EXERCISE: Write out the listing beneath this instruction in its entirety, exactly as it reads.

GIVEN DATA:
<<<<
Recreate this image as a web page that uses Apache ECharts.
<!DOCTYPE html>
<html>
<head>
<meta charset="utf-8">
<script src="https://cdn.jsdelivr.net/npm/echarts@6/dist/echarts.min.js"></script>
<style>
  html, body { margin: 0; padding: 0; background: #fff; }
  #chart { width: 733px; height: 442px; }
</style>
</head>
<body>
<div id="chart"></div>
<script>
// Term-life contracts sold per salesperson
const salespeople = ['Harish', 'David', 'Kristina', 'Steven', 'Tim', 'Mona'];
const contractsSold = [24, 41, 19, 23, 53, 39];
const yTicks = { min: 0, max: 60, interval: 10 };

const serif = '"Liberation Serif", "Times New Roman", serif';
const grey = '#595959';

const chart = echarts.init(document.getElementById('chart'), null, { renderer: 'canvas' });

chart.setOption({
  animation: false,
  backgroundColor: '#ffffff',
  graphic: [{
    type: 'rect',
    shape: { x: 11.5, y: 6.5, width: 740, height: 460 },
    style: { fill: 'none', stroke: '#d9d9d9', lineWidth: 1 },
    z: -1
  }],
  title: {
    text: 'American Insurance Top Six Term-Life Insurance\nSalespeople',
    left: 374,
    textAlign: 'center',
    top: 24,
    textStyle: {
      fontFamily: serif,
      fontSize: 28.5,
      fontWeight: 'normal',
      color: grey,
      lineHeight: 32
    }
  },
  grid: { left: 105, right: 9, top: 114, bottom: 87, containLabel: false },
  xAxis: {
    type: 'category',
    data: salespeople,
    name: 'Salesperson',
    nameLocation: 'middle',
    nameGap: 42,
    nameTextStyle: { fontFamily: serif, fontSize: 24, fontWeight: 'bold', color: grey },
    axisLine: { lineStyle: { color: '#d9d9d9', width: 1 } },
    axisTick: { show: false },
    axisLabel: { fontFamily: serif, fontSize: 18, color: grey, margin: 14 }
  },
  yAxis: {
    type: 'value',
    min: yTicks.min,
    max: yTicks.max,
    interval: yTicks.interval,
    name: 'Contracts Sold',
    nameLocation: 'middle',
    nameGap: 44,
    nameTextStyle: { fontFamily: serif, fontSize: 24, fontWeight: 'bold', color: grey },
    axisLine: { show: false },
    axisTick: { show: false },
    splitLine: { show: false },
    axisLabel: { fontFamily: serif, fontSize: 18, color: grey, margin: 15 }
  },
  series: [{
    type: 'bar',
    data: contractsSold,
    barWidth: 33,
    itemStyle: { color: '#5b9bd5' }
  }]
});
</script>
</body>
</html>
>>>>
WRITTEN RESPONSE:
Recreate this image as a web page that uses Apache ECharts.
<!DOCTYPE html>
<html>
<head>
<meta charset="utf-8">
<script src="https://cdn.jsdelivr.net/npm/echarts@6/dist/echarts.min.js"></script>
<style>
  html, body { margin: 0; padding: 0; background: #fff; }
  #chart { width: 733px; height: 442px; }
</style>
</head>
<body>
<div id="chart"></div>
<script>
// Term-life contracts sold per salesperson
const salespeople = ['Harish', 'David', 'Kristina', 'Steven', 'Tim', 'Mona'];
const contractsSold = [24, 41, 19, 23, 53, 39];
const yTicks = { min: 0, max: 60, interval: 10 };

const serif = '"Liberation Serif", "Times New Roman", serif';
const grey = '#595959';

const chart = echarts.init(document.getElementById('chart'), null, { renderer: 'canvas' });

chart.setOption({
  animation: false,
  backgroundColor: '#ffffff',
  graphic: [{
    type: 'rect',
    shape: { x: 11.5, y: 6.5, width: 740, height: 460 },
    style: { fill: 'none', stroke: '#d9d9d9', lineWidth: 1 },
    z: -1
  }],
  title: {
    text: 'American Insurance Top Six Term-Life Insurance\nSalespeople',
    left: 374,
    textAlign: 'center',
    top: 24,
    textStyle: {
      fontFamily: serif,
      fontSize: 28.5,
      fontWeight: 'normal',
      color: grey,
      lineHeight: 32
    }
  },
  grid: { left: 105, right: 9, top: 114, bottom: 87, containLabel: false },
  xAxis: {
    type: 'category',
    data: salespeople,
    name: 'Salesperson',
    nameLocation: 'middle',
    nameGap: 42,
    nameTextStyle: { fontFamily: serif, fontSize: 24, fontWeight: 'bold', color: grey },
    axisLine: { lineStyle: { color: '#d9d9d9', width: 1 } },
    axisTick: { show: false },
    axisLabel: { fontFamily: serif, fontSize: 18, color: grey, margin: 14 }
  },
  yAxis: {
    type: 'value',
    min: yTicks.min,
    max: yTicks.max,
    interval: yTicks.interval,
    name: 'Contracts Sold',
    nameLocation: 'middle',
    nameGap: 44,
    nameTextStyle: { fontFamily: serif, fontSize: 24, fontWeight: 'bold', color: grey },
    axisLine: { show: false },
    axisTick: { show: false },
    splitLine: { show: false },
    axisLabel: { fontFamily: serif, fontSize: 18, color: grey, margin: 15 }
  },
  series: [{
    type: 'bar',
    data: contractsSold,
    barWidth: 33,
    itemStyle: { color: '#5b9bd5' }
  }]
});
</script>
</body>
</html>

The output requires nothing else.